In 2000, the 13th-century Hebrew Bible, known as Hebrew 52, was discovered missing at the National Library of France. Investigations led to the arrest of the National Library of France's chief curator of Hebrew Collection Michel Garel in 2004. In response to this event the National Library of France has implemented a security plan which includes four main fields: spaces and access controls, preservation and control of collections, measures applied to library staff and readers, and national and international cooperation.
In 2000, the 13th-century Hebrew Bible, known as Hebrew 52, was discovered missing at the National Library of France. In 2003 an anonymous letter revealed that the manuscript had been sold by Christie's in 2000, and denounced the chief curator of the French library's Hebrew collection: the internationally esteemed specialist, Michel Garel. Garel sold Hebrew 52 in 1998 to an English collector who showed the manuscript to a specialist in Jerusalem. The scholar, in spite of the changes made to the manuscript (removed stamps, missing pages and cut borders) recognised it as a library collection item and warned the National Library of France. Garel was arrested in 2004 and convicted in March 2006 of stealing and damaging the manuscript. The book has been recovered by the National Library of France in January 2007 after negotiations with Christie's and the antiques dealer who had bought the book from the auction house in 2000.
The National Library of France has learnt from the theft of this very valuable manuscript. Under the leadership of an internal steering committee, a security plan was launched concerning four action fields:
spaces and access controls;
preservation and control of collections;
measures applied to library staff and readers;
national and international cooperation.
A general access control system and video surveillance system has been implemented at the National Library of France François Mitterrand site. Security devices were installed in storage areas and an organisation charter for organising keys (digikeys) has been created. Security measures also include managing the collections transfers between all the National Library of France sites and to external associations. A new administrative procedure is now required for staff recruitment.
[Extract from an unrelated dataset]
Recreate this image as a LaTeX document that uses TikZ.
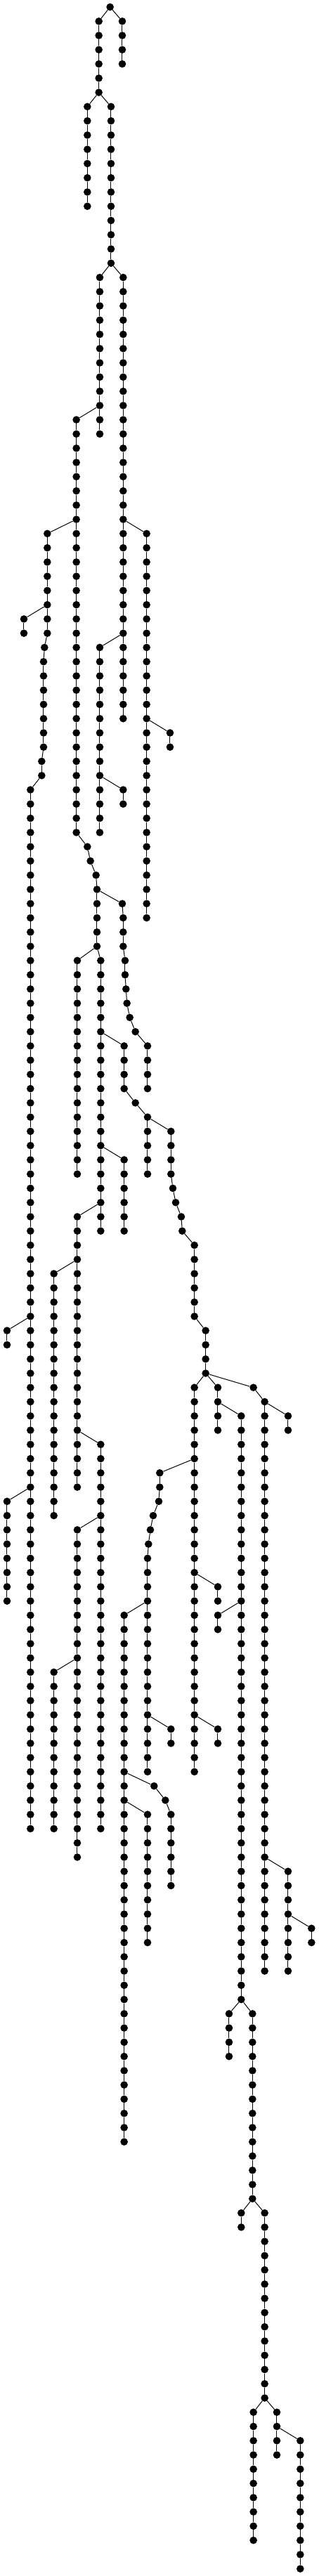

Stamping and systematic marking has been implemented for current flow and older collections (for example, 54,104 documents from the audiovisual department were marked in 2007). Electronic tracking of the documents flow has been expanded to include access to legal deposit storage. Use of surrogates, copies, microform and digitised forms, has increased in order to protect the original from use and to create an accurate picture of the object for facsimile(s). Preservation of the increasing rare and precious collections has been re-evaluated and deposits outside the National Library of France are regulated and controlled.
A three-year stock-taking programme has been established and is defined by three stages: 1) inspection of book stacks: counting volumes, pieces, sheets, etc., 2) investigation into missing documents, and 3) analysis of these actions. The priorities of this programme are to target the rare and precious collections, documents issued after 1994 and problems detected in storage, catalogue and document delivery. The programme ran from 2003 until 2006 with 500,000 documents on average inspected, and an annual rate of 0.6% for missing documents. The 2007–2009 programme is in progress with 489,667 documents inspected and 0.4% missing documents.
Library staff and service providers in contact with collections are subject to updating of library rules, stacks regulations, workshops and accreditations, security training for newcomers, staff lending regulations, and police record certification in the case of acquiring new responsibility for patrimonial collections.
Readers are subject to new requirements for registration which include providing identity papers and proof of address. Readers' ID photos and consultation data are stored electronically. There are regulations for public areas and bespoke fittings of reading rooms.
The National Library of France systematically lodges an examination in the event of a missing item(s). The National Library of France also collaborates with national and international police services (OCBC, BRB, INTERPOL, etc.) and international associations (such as LIBER and the International Council of Museums).